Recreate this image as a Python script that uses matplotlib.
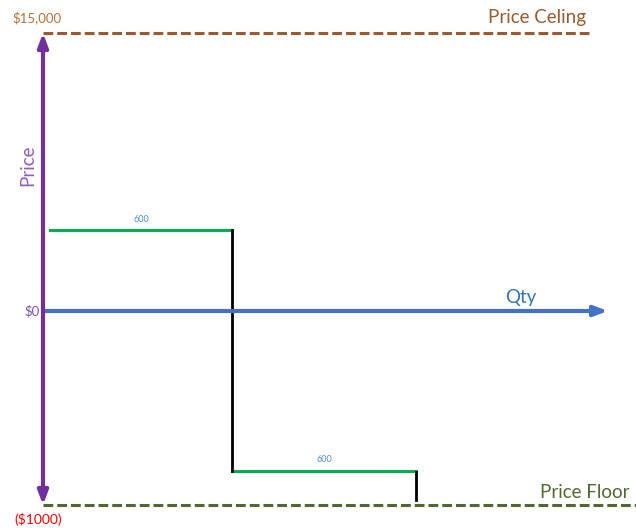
import matplotlib
matplotlib.use("Agg")
import matplotlib.pyplot as plt

plt.rcParams['font.family'] = ['Lato', 'DejaVu Sans']

# schematic coordinates (x: quantity position, y: price position, image-like)
price_labels = ["$15,000", "$0", "($1000)"]
price_levels = [33, 311, 505]          # ceiling, zero, floor
qty_labels = ["600", "600"]
step_x = [50, 232, 232, 416]
step_y = [230, 230, 471, 471]
tail_x = [416, 416]
tail_y = [472, 500]

fig = plt.figure(figsize=(6.36, 5.32), dpi=100)
ax = fig.add_axes([0, 0, 1, 1])
ax.set_xlim(0, 636)
ax.set_ylim(532, 0)
ax.axis("off")

ceil_y, zero_y, floor_y = price_levels

# price ceiling / floor dashed lines
ax.plot([43, 592], [ceil_y, ceil_y], color="#9E5A2C", lw=2.2,
        dashes=(3.2, 1.3), solid_capstyle="butt")
ax.plot([43, 636], [floor_y, floor_y], color="#4F6A2C", lw=2.2,
        dashes=(3.2, 1.3), solid_capstyle="butt")

# quantity axis
ax.annotate("", xy=(608, zero_y), xytext=(43, zero_y),
            arrowprops=dict(arrowstyle="-|>,head_length=0.8,head_width=0.3",
                            color="#4472C4", lw=3, shrinkA=0, shrinkB=0))

# price axis (double arrow)
ax.annotate("", xy=(43, ceil_y), xytext=(43, floor_y),
            arrowprops=dict(arrowstyle="<|-|>,head_length=0.8,head_width=0.3",
                            color="#7030A0", lw=3, shrinkA=0, shrinkB=0))

# green steps and black drops
ax.plot(step_x[:2], step_y[:2], color="#00B050", lw=2.2)
ax.plot(step_x[2:], step_y[2:], color="#00B050", lw=2.2)
ax.plot(step_x[1:3], step_y[1:3], color="black", lw=2)
ax.plot(tail_x, tail_y, color="black", lw=2)

ax.text((step_x[0] + step_x[1]) / 2, step_y[0] - 10, qty_labels[0],
        ha="center", va="center", fontsize=6.5, color="#4A90D0")
ax.text((step_x[2] + step_x[3]) / 2, step_y[2] - 11, qty_labels[1],
        ha="center", va="center", fontsize=6.5, color="#4A90D0")

# labels
ax.text(37, 18, price_labels[0], ha="center", va="center", fontsize=9.5, color="#B8703A")
ax.text(40, 311, price_labels[1], ha="right", va="center", fontsize=9.5, color="#7F4FBF")
ax.text(38, 520, price_labels[2], ha="center", va="center", fontsize=10, color="#FF0000")
ax.text(28, 165, "Price", ha="center", va="center", rotation=90, fontsize=13.5,
        color="#8E5CC8")
ax.text(537, 18, "Price Celing", ha="center", va="center", fontsize=13.5, color="#9E5A2C")
ax.text(585, 492, "Price Floor", ha="center", va="center", fontsize=13.5, color="#4F6A2C")
ax.text(521, 298, "Qty", ha="center", va="center", fontsize=13.5, color="#2E75B6")

fig.savefig("out.png", dpi=100, facecolor="white")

-- -- --

◆ WRITTEN INSTRUCTION ◆
All of the material above should be reproduced exactly, except the pictures.

◆ OUTPUT FOR THIS EXERCISE ◆
Recreate this image as a Python script that uses matplotlib.
import matplotlib
matplotlib.use("Agg")
import matplotlib.pyplot as plt

plt.rcParams['font.family'] = ['Lato', 'DejaVu Sans']

# schematic coordinates (x: quantity position, y: price position, image-like)
price_labels = ["$15,000", "$0", "($1000)"]
price_levels = [33, 311, 505]          # ceiling, zero, floor
qty_labels = ["600", "600"]
step_x = [50, 232, 232, 416]
step_y = [230, 230, 471, 471]
tail_x = [416, 416]
tail_y = [472, 500]

fig = plt.figure(figsize=(6.36, 5.32), dpi=100)
ax = fig.add_axes([0, 0, 1, 1])
ax.set_xlim(0, 636)
ax.set_ylim(532, 0)
ax.axis("off")

ceil_y, zero_y, floor_y = price_levels

# price ceiling / floor dashed lines
ax.plot([43, 592], [ceil_y, ceil_y], color="#9E5A2C", lw=2.2,
        dashes=(3.2, 1.3), solid_capstyle="butt")
ax.plot([43, 636], [floor_y, floor_y], color="#4F6A2C", lw=2.2,
        dashes=(3.2, 1.3), solid_capstyle="butt")

# quantity axis
ax.annotate("", xy=(608, zero_y), xytext=(43, zero_y),
            arrowprops=dict(arrowstyle="-|>,head_length=0.8,head_width=0.3",
                            color="#4472C4", lw=3, shrinkA=0, shrinkB=0))

# price axis (double arrow)
ax.annotate("", xy=(43, ceil_y), xytext=(43, floor_y),
            arrowprops=dict(arrowstyle="<|-|>,head_length=0.8,head_width=0.3",
                            color="#7030A0", lw=3, shrinkA=0, shrinkB=0))

# green steps and black drops
ax.plot(step_x[:2], step_y[:2], color="#00B050", lw=2.2)
ax.plot(step_x[2:], step_y[2:], color="#00B050", lw=2.2)
ax.plot(step_x[1:3], step_y[1:3], color="black", lw=2)
ax.plot(tail_x, tail_y, color="black", lw=2)

ax.text((step_x[0] + step_x[1]) / 2, step_y[0] - 10, qty_labels[0],
        ha="center", va="center", fontsize=6.5, color="#4A90D0")
ax.text((step_x[2] + step_x[3]) / 2, step_y[2] - 11, qty_labels[1],
        ha="center", va="center", fontsize=6.5, color="#4A90D0")

# labels
ax.text(37, 18, price_labels[0], ha="center", va="center", fontsize=9.5, color="#B8703A")
ax.text(40, 311, price_labels[1], ha="right", va="center", fontsize=9.5, color="#7F4FBF")
ax.text(38, 520, price_labels[2], ha="center", va="center", fontsize=10, color="#FF0000")
ax.text(28, 165, "Price", ha="center", va="center", rotation=90, fontsize=13.5,
        color="#8E5CC8")
ax.text(537, 18, "Price Celing", ha="center", va="center", fontsize=13.5, color="#9E5A2C")
ax.text(585, 492, "Price Floor", ha="center", va="center", fontsize=13.5, color="#4F6A2C")
ax.text(521, 298, "Qty", ha="center", va="center", fontsize=13.5, color="#2E75B6")

fig.savefig("out.png", dpi=100, facecolor="white")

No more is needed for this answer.